◆ WHAT YOU ARE ASKED TO DO ◆
Using the data below, output the first line and every line after it up to and including the line containing "import plotly.graph_objects as go", exactly as written and with nothing added.

** Start RECORDED INFORMATION **

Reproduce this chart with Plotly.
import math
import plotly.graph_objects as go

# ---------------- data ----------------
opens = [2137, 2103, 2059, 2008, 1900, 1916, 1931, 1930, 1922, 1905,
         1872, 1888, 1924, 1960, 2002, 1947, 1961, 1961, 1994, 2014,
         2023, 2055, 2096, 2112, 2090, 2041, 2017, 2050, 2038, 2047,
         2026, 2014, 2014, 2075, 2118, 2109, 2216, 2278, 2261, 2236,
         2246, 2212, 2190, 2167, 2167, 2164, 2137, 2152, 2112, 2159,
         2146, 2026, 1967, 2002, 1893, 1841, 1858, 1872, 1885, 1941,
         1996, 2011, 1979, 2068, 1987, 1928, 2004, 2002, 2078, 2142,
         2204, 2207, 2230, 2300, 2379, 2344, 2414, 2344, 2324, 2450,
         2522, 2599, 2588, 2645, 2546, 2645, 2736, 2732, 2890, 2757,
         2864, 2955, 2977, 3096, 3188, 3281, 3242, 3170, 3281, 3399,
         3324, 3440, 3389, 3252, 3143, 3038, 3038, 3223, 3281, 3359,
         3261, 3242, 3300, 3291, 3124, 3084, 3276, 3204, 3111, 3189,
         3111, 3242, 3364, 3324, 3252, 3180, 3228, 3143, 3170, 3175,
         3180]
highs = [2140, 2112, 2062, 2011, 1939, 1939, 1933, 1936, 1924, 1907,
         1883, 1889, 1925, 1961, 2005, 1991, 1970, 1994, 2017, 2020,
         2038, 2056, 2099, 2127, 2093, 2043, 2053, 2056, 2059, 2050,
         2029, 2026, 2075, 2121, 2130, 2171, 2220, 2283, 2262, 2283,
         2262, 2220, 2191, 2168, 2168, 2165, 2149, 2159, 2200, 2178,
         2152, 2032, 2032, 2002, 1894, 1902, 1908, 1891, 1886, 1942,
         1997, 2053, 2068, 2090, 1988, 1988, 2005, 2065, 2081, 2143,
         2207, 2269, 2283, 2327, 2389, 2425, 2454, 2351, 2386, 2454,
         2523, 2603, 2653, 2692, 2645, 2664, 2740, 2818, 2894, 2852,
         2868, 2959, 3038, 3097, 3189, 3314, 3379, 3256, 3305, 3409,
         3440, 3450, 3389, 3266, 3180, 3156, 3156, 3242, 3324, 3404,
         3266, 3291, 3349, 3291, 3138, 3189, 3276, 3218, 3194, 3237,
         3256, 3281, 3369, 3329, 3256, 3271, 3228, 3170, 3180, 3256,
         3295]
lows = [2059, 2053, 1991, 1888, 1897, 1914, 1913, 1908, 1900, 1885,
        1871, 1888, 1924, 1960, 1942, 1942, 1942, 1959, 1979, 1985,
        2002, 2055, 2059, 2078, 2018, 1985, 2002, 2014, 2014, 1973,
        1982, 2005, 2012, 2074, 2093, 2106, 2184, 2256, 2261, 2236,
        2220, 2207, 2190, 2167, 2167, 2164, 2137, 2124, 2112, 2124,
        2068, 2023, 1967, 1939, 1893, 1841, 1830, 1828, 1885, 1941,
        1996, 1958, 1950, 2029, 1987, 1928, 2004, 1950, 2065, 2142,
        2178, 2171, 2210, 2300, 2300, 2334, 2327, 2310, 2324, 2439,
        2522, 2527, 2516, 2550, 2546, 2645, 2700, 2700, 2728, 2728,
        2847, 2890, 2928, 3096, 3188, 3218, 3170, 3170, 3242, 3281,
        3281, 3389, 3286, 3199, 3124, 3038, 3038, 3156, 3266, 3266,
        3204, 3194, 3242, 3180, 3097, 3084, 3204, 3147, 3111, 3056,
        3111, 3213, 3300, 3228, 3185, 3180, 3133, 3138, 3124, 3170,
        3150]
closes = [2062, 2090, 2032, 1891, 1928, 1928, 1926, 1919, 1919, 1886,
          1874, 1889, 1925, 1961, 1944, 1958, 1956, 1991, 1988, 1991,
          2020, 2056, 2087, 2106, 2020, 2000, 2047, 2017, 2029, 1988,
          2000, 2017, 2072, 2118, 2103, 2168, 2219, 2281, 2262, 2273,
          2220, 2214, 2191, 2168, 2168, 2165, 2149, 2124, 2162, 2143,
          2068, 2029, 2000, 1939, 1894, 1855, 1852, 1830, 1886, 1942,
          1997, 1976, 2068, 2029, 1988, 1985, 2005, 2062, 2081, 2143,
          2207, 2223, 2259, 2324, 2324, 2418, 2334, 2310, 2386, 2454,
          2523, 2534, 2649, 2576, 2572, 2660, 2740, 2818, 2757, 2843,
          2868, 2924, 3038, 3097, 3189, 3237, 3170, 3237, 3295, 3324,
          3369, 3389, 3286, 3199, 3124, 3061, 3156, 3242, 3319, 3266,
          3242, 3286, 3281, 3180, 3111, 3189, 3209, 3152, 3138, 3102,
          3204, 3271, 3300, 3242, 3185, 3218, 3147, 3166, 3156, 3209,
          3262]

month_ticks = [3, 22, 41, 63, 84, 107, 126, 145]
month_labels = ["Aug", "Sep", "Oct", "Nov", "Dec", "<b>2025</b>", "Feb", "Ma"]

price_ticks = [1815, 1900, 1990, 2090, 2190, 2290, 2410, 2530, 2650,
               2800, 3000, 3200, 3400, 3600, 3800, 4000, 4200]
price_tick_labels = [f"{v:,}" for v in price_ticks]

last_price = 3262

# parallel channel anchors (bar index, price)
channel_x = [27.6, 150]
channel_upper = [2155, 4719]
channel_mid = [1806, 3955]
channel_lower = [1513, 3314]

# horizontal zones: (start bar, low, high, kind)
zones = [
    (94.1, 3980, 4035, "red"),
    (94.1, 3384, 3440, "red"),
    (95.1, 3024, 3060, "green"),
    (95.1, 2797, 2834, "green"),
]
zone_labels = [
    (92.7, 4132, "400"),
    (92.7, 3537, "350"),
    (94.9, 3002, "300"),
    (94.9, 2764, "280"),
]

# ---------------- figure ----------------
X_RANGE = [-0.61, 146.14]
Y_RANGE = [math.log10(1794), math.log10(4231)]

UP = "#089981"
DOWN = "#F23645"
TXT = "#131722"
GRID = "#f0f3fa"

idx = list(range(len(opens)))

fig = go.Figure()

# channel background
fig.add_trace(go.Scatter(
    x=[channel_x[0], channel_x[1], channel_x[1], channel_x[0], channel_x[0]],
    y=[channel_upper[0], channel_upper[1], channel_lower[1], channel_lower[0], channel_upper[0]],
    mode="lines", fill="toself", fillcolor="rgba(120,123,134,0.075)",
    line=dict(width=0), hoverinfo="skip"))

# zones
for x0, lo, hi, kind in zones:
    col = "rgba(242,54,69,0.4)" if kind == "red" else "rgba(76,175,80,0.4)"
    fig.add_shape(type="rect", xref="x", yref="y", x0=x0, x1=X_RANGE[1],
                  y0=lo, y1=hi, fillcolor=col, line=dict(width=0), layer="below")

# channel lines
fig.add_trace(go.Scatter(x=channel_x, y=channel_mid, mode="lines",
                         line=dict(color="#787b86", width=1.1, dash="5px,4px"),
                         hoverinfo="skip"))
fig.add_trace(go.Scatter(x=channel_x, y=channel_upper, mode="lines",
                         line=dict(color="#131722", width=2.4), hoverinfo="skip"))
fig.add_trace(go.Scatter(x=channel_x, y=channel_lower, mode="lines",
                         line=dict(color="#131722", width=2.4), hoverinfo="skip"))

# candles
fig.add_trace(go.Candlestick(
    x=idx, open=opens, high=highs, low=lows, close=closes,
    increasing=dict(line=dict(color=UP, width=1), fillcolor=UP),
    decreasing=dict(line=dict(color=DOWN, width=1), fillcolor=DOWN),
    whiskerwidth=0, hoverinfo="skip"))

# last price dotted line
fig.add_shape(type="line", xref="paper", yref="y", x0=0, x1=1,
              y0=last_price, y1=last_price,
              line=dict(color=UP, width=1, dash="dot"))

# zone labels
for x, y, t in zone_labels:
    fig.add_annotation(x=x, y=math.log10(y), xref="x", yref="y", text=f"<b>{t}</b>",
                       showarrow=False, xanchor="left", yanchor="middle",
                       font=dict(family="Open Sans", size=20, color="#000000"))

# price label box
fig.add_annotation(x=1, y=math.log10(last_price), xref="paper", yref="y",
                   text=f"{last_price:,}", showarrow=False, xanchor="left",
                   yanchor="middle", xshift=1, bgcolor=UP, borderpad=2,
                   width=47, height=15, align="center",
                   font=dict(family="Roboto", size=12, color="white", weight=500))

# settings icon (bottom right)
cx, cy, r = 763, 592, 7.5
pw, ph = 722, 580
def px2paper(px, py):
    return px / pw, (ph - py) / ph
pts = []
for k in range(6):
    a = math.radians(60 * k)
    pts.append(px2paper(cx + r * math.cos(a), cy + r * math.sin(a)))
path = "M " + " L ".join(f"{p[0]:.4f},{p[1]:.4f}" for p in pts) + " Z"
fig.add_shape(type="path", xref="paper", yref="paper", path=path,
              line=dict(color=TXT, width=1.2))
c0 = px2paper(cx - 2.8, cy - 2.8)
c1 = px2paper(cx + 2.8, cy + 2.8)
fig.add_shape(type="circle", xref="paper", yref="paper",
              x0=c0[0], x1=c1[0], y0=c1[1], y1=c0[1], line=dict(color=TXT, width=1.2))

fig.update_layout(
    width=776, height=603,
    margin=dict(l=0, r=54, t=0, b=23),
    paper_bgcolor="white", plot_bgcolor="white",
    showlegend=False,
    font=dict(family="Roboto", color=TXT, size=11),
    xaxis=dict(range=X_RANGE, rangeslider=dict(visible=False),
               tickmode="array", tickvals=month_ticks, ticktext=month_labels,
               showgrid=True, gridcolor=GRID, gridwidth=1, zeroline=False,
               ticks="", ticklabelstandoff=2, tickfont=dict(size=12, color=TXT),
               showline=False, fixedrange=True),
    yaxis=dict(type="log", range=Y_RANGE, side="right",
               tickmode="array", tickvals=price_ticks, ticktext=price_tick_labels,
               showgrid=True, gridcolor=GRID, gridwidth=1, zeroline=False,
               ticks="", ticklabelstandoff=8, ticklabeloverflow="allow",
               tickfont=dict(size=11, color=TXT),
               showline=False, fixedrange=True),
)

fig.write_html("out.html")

** End RECORDED INFORMATION **

◆ COMPLETE OUTPUT ◆
Reproduce this chart with Plotly.
import math
import plotly.graph_objects as go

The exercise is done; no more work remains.